The revised ordinance requires customer service offices to be open at least 40 hours per week, including at least two evenings per week or Saturdays. It also requires that the customer service staff be able to address a wide range of questions and requests. And it establishes staffing requirements based on the number of calls received by the office per hour or the size of its customer base.

"One thing this will allow is for both the service operators and customers alike to know what they are entitled to, to give them a broader line or definition of their rights as far as the service is concerned," Gregerson said.

"Also, this ordinance complies with state and federal regulations, which point out that the city can choose not to renew a franchise contract on the basis of quality of service."

The ordinance establishes time restraints for responding to requests for service or repairs, and outlines refund policies the companies must adhere to for interrupted, substandard or unsolicited service.

"Some people complained to us during public hearings and asked about how they would be reimbursed for part of their monthly service if that service was significantly interrupted," said Council member Stan Brown. "I think that's a legitimate concern."

But Brown said he thought the ordinance allowed the companies too much leeway for interrupted service - 180 consecutive minutes on three or more occasions in any 90-day service period - before requiring them to give refunds.
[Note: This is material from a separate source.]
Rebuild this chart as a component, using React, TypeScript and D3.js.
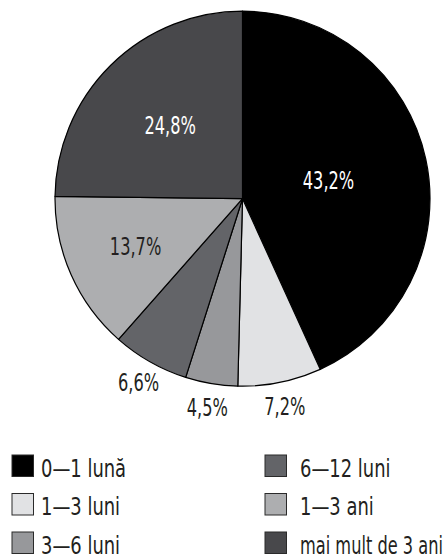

The revised ordinance does not address franchise fees charged cable companies.

"Since cable television franchises are basically monopolies, I would think their financial records should be subject to disclosure," said Council member Stephen Clark. "Maybe they wouldn't agree with me, but I'm wondering if it would be possible for us to put something about that in here.

"I think if the cable company chooses to raise its rates, then we should be able to see what that money will be going for."
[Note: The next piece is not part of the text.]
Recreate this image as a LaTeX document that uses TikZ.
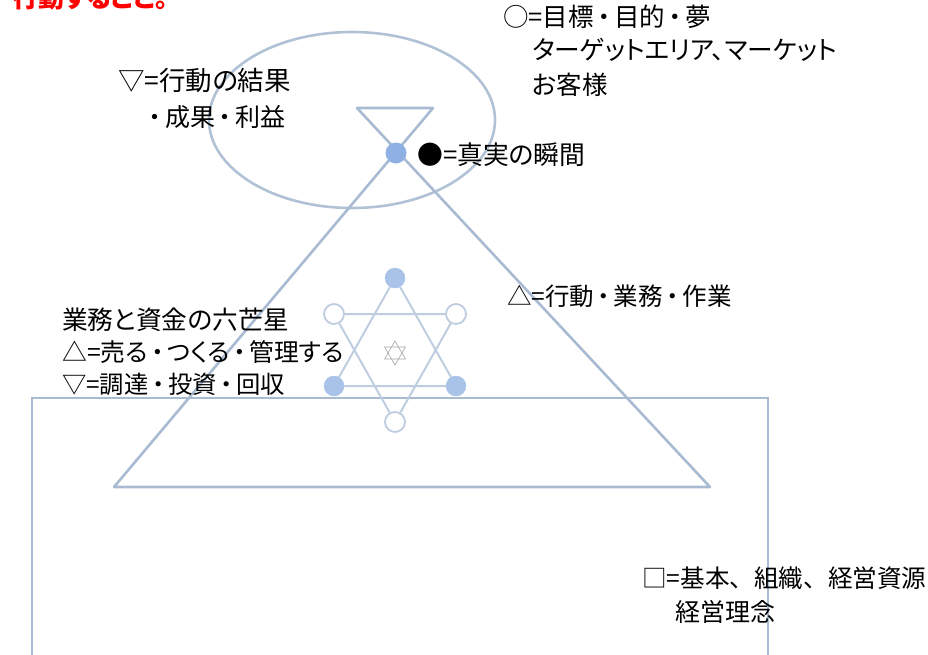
\documentclass[tikz,border=0pt]{standalone}
\usepackage{fontspec}
\usetikzlibrary{shapes.geometric}
\setmainfont[RawFeature=+palt]{Noto Sans CJK JP}
\newfontfamily\fullw{Noto Sans CJK JP}
\newcommand{\nk}{\makebox[0.8em][c]{\fullw ・}}
\newcommand{\tk}{{\fullw 、}}
\definecolor{lineblue}{HTML}{A9BBD2}
\definecolor{ellblue}{HTML}{B2C2D6}
\definecolor{dotblue}{HTML}{8FB0E2}
\definecolor{starline}{HTML}{BFCDE0}
\definecolor{starfill}{HTML}{A9C3E8}
\definecolor{redtxt}{HTML}{FF0000}
\tikzset{
  lbl/.style={anchor=west, inner sep=0pt, font=\fontsize{25}{33}\selectfont, text=black, align=left},
  fs/.style={font=\fontsize{#1}{33}\selectfont},
  mainline/.style={draw=lineblue, line width=2.6pt},
  fullcirc/.style={circle, minimum size=20pt, inner sep=0pt, fill=starfill, draw=starfill},
  opencirc/.style={circle, minimum size=20pt, inner sep=0pt, fill=white, draw=starline, line width=1.8pt},
  starln/.style={draw=starline, line width=2pt}
}
\begin{document}
\begin{tikzpicture}[x=1pt,y=-1pt]
\useasboundingbox (0,0) rectangle (928,654);
\fill[white] (0,0) rectangle (928,654);
\begin{scope}
\clip (0,0) rectangle (928,654);
% red clipped heading
\node[anchor=base west, inner sep=0pt, text=redtxt, font=\fontsize{26}{30}\selectfont\bfseries] (head) at (12,7) {行動すること。};
% rectangle
\coordinate (rbl) at (32,670);
\coordinate (rtl) at (32,398);
\coordinate (rtr) at (768,398);
\coordinate (rbr) at (768,670);
\draw[mainline] (rbl) -- (rtl) -- (rtr) -- (rbr);
% ellipse
\node[ellipse, draw=ellblue, line width=2.6pt, minimum width=286pt, minimum height=176pt, inner sep=0pt] (ell) at (352,120) {};
\end{scope}
% hourglass / triangle
\coordinate (tl) at (357,108);
\coordinate (tr) at (433,108);
\coordinate (bl) at (114,487);
\coordinate (br) at (710,487);
\draw[mainline, line join=round] (tl) -- (tr) -- (bl) -- (br) -- cycle;
\node[circle, minimum size=21pt, inner sep=0pt, fill=dotblue] (dot) at (396,153) {};
% hexagram
\node[fullcirc] (st) at (395,278) {};
\node[opencirc] (sul) at (334,314) {};
\node[opencirc] (sur) at (456,314) {};
\node[fullcirc] (sll) at (334,386) {};
\node[fullcirc] (slr) at (456,386) {};
\node[opencirc] (sb) at (395,422) {};
\draw[starln] (st) -- (sll) -- (slr) -- (st);
\draw[starln] (sul) -- (sur) -- (sb) -- (sul);
% tiny star in centre
\coordinate (c1) at (395,341);
\coordinate (c2) at (405.4,359);
\coordinate (c3) at (384.6,359);
\coordinate (c4) at (395,365);
\coordinate (c5) at (384.6,347);
\coordinate (c6) at (405.4,347);
\draw[gray!70, line width=0.6pt] (c1) -- (c2) -- (c3) -- cycle;
\draw[gray!70, line width=0.6pt] (c4) -- (c5) -- (c6) -- cycle;
% labels
\node[lbl, fs=25.5] (t1) at (503,17) {○=目標\nk 目的\nk 夢};
\node[lbl, fs=25.7] (t2) at (532,50) {ターゲットエリア、マーケット};
\node[lbl, fs=25.5] (t3) at (532,85) {お客様};
\node[lbl, fs=26.5] (t4) at (118,80) {▽=行動の結果};
\node[lbl, fs=25] (t5) at (145,117) {\nk 成果\nk 利益};
\node[lbl, fs=25.8] (t6) at (417,155) {●=真実の瞬間};
\node[lbl, fs=24.5] (t7) at (507,296) {△=行動\nk 業務\nk 作業};
\node[lbl, fs=25.7] (t8) at (62,320) {業務と資金の六芒星};
\node[lbl, fs=24.8] (t9) at (62,352) {△=売る\nk つくる\nk 管理する};
\node[lbl, fs=24.3] (t10) at (62,384) {▽=調達\nk 投資\nk 回収};
\node[lbl, fs=24.6] (t11) at (642,578) {□=基本\tk 組織\tk 経営資源};
\node[lbl, fs=25] (t12) at (675,612) {経営理念};
\end{tikzpicture}
\end{document}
Gregerson said "any language involving financial disclosure starts getting very close to rate regulation, which is illegal."


(Additional information)

Key points of proposal

The revised cable television ordinance:

-Establishes an annual registration and compliance statement that cable companies must abide by.

-Requires cable companies to inform customers of their rights as well as the operator's rights and duties regarding service-related practices and policies.

-Establishes a "thorough and equitable" voluntary disconnect policy for subscribers.

-Creates special customer service rules for blind, hearing-impaired and wheelchair customers.

-Requires cable companies to establish performance and service log systems that are available to potential customers to review when considering subscribing to a system.